A Norwegian man who bought a metal detector as a new hobby has made the “gold find of a century.”

Initially, the amateur detective thought the device had reacted to chocolate money buried in the soil.

It turned out to be nine pendants, three rings and 10 gold pearls someone might have worn as fancy jewellery 1,500 years ago.

The rare find was made this summer by 51-year-old Erlend Bore on the southern island of Rennesoey, near the city of Stavanger.

Bore had bought his first metal detector earlier in the year after his doctor ordered him to get out instead of sitting on the couch.

Ole Madsen, director of the Archaeological Museum at the University of Stavanger, said that to find "so much gold at the same time is extremely unusual.”

In August, Bore began walking around the mountainous Rennesoey island with his metal detector.

A statement issued by the university said he first found some scrap, but later uncovered something that was "completely unreal” - the treasure weighing a little more than 100 grammes.

Under Norwegian law, objects from before 1537, and coins older than 1650, are considered state property and must be handed in.

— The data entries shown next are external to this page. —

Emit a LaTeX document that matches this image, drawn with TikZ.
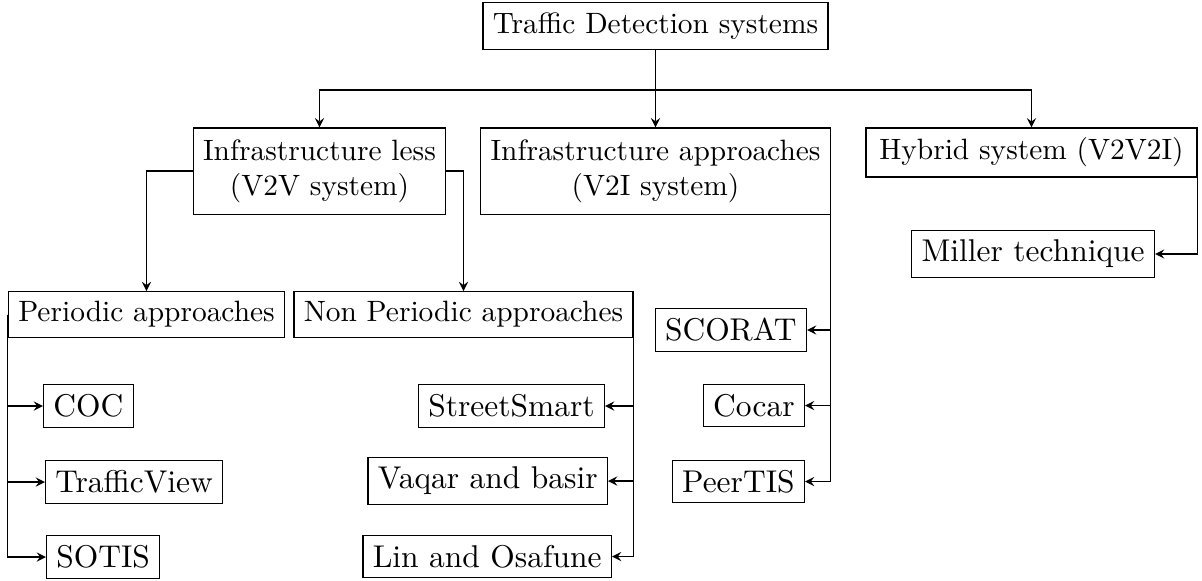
\documentclass[tikz,border=0pt]{standalone}
\tikzstyle{sysnode} = [draw=black,align=center]
\tikzstyle{leafnode} = [draw=black,font=\fontsize{10.7}{13}\selectfont]
\tikzstyle{link} = [-stealth]

\begin{document}
\begin{tikzpicture}[x=0.340pt,y=-0.340pt]
  \useasboundingbox (0,0) rectangle (1202,581);
  % top levels
  \node[sysnode] (tds) at (655.5,26) {Traffic Detection systems};
  \node[sysnode,minimum height=29.3pt] (infless) at (319.5,171) {Infrastructure less\\(V2V system)};
  \node[sysnode,minimum height=29.3pt] (infapp) at (655.5,171) {Infrastructure approaches\\(V2I system)};
  \node[sysnode,minimum width=112.5pt] (hybrid) at (1031.5,152.5) {Hybrid system (V2V2I)};
  \node[sysnode] (periodic) at (146.5,314.5) {Periodic approaches};
  \node[sysnode] (nonper) at (463.5,314.5) {Non Periodic approaches};
  % leaves
  \node[leafnode,anchor=east] (miller) at (1155,254) {Miller technique};
  \node[leafnode,anchor=east] (scorat) at (807,330) {SCORAT};
  \node[leafnode,anchor=east] (cocar) at (805,405.5) {Cocar};
  \node[leafnode,anchor=east] (peertis) at (805,481.5) {PeerTIS};
  \node[leafnode,anchor=west] (coc) at (43,406) {COC};
  \node[leafnode,anchor=west] (trafficview) at (45,482) {TrafficView};
  \node[leafnode,anchor=west] (sotis) at (46,557) {SOTIS};
  \node[leafnode,anchor=east] (streetsmart) at (605,406) {StreetSmart};
  \node[leafnode,anchor=east] (vaqar) at (608,481) {Vaqar and basir};
  \node[leafnode,anchor=east] (lin) at (612,556.5) {Lin and Osafune};

  % connectors
  \coordinate (fork) at (655.5,90);
  \draw (tds.south) -- (fork);
  \draw[link] (fork) -| (infless.north);
  \draw[link] (fork) -- (infapp.north);
  \draw[link] (fork) -| (hybrid.north);
  \draw[link] (infless.west) -| (periodic.north);
  \draw[link] (infless.east) -| (nonper.north);
  \draw[link] (hybrid.east) |- (miller.east);
  \foreach \n in {scorat,cocar,peertis}
    \draw[link] (infapp.east) |- (\n.east);
  \foreach \n in {coc,trafficview,sotis}
    \draw[link] (periodic.west) |- (\n.west);
  \foreach \n in {streetsmart,vaqar,lin}
    \draw[link] (nonper.east) |- (\n.east);
\end{tikzpicture}
\end{document}
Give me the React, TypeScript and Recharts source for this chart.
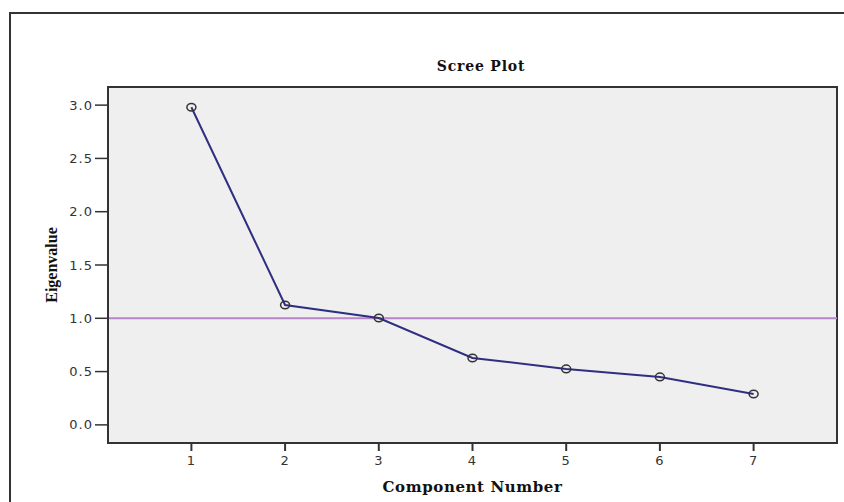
import React from 'react';
import { LineChart, Line, XAxis, YAxis, CartesianGrid, ReferenceLine, ReferenceArea, Label } from 'recharts';

const components = [1, 2, 3, 4, 5, 6, 7];
const eigenvalues = [2.98, 1.125, 1.003, 0.628, 0.525, 0.45, 0.29];
const yTicks = [0, 0.5, 1.0, 1.5, 2.0, 2.5, 3.0];
const xTicks = [1, 2, 3, 4, 5, 6, 7];
const xDomain: [number, number] = [0.11, 7.89];
const yDomain: [number, number] = [-0.17, 3.17];
const cutoff = 1.0;

const data = components.map((c, i) => ({ component: c, eigenvalue: eigenvalues[i] }));

const tickStyle = { fontFamily: 'DejaVu Sans', fontSize: 13, fill: '#333', letterSpacing: 1 };

const Dot = (props: any) => {
  const { cx, cy } = props;
  if (cx == null || cy == null) return null;
  return <ellipse cx={cx} cy={cy} rx={4.5} ry={3.8} fill="none" stroke="#333" strokeWidth={1.5} />;
};

export default function App() {
  return (
    <div style={{ position: 'absolute', left: 0, top: 0, width: 844, height: 502, background: '#fff', overflow: 'hidden' }}>
      <div style={{ position: 'absolute', left: 9, top: 12, width: 850, height: 500, borderLeft: '2px solid #333', borderTop: '2px solid #333' }} />
      <div style={{ position: 'absolute', left: 381, width: 200, top: 58, textAlign: 'center', fontFamily: 'DejaVu Serif', fontWeight: 'bold', fontSize: 14, letterSpacing: 0.8, color: '#111' }}>
        Scree Plot
      </div>
      <div style={{ position: 'absolute', left: 0, top: 0 }}>
        <LineChart width={844} height={502} data={data} margin={{ top: 87, right: 7, bottom: 0, left: 0 }}>
          <CartesianGrid horizontal={false} vertical={false} fill="#efefef" />
          <XAxis
            dataKey="component"
            type="number"
            domain={xDomain}
            ticks={xTicks}
            allowDataOverflow
            height={59}
            tickSize={8}
            tickMargin={5}
            axisLine={{ stroke: '#333', strokeWidth: 2 }}
            tickLine={{ stroke: '#333', strokeWidth: 2 }}
            tick={tickStyle}
          >
            <Label
              content={(p: any) => {
                const vb = p.viewBox;
                return (
                  <text x={vb.x + vb.width / 2} y={vb.y + 49} textAnchor="middle" fontFamily="DejaVu Serif" fontWeight="bold" fontSize={15} letterSpacing={0.6} fill="#111">
                    Component Number
                  </text>
                );
              }}
            />
          </XAxis>
          <YAxis
            type="number"
            domain={yDomain}
            ticks={yTicks}
            allowDataOverflow
            width={108}
            tickSize={13}
            tickMargin={2}
            tickFormatter={(v: number) => v.toFixed(1)}
            axisLine={{ stroke: '#333', strokeWidth: 2 }}
            tickLine={{ stroke: '#333', strokeWidth: 1.5 }}
            tick={tickStyle}
          >
            <Label
              content={(p: any) => {
                const vb = p.viewBox;
                const cx = 57;
                const cy = vb.y + vb.height / 2;
                return (
                  <text x={cx} y={cy} transform={`rotate(-90 ${cx} ${cy})`} textAnchor="middle" fontFamily="Liberation Serif" fontWeight="bold" fontSize={16} fill="#111">
                    Eigenvalue
                  </text>
                );
              }}
            />
          </YAxis>
          <ReferenceLine y={cutoff} stroke="#b985c9" strokeWidth={2} />
          <ReferenceArea x1={xDomain[0]} x2={xDomain[1]} y1={yDomain[0]} y2={yDomain[1]} fill="none" stroke="#333" strokeWidth={2} />
          <Line
            dataKey="eigenvalue"
            stroke="#2e2f80"
            strokeWidth={2}
            dot={<Dot />}
            activeDot={false}
            isAnimationActive={false}
          />
        </LineChart>
      </div>
    </div>
  );
}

Associate professor Håkon Reiersen with the archaeological museum said the gold pendants - flat, thin, single-sided gold medals called bracteates - date from around 500 AD.

This is the so-called Migration Period in Norway, between 400 and about 550, when there were widespread migrations in Europe.

The pendants and gold pearls were part of “a very showy necklace” that had been made by skilled jewellers and was worn by society’s most powerful, said Reiersen.

He added that “in Norway, no similar discovery has been made since the 19th century, and it is also a very unusual discovery in a Scandinavian context.”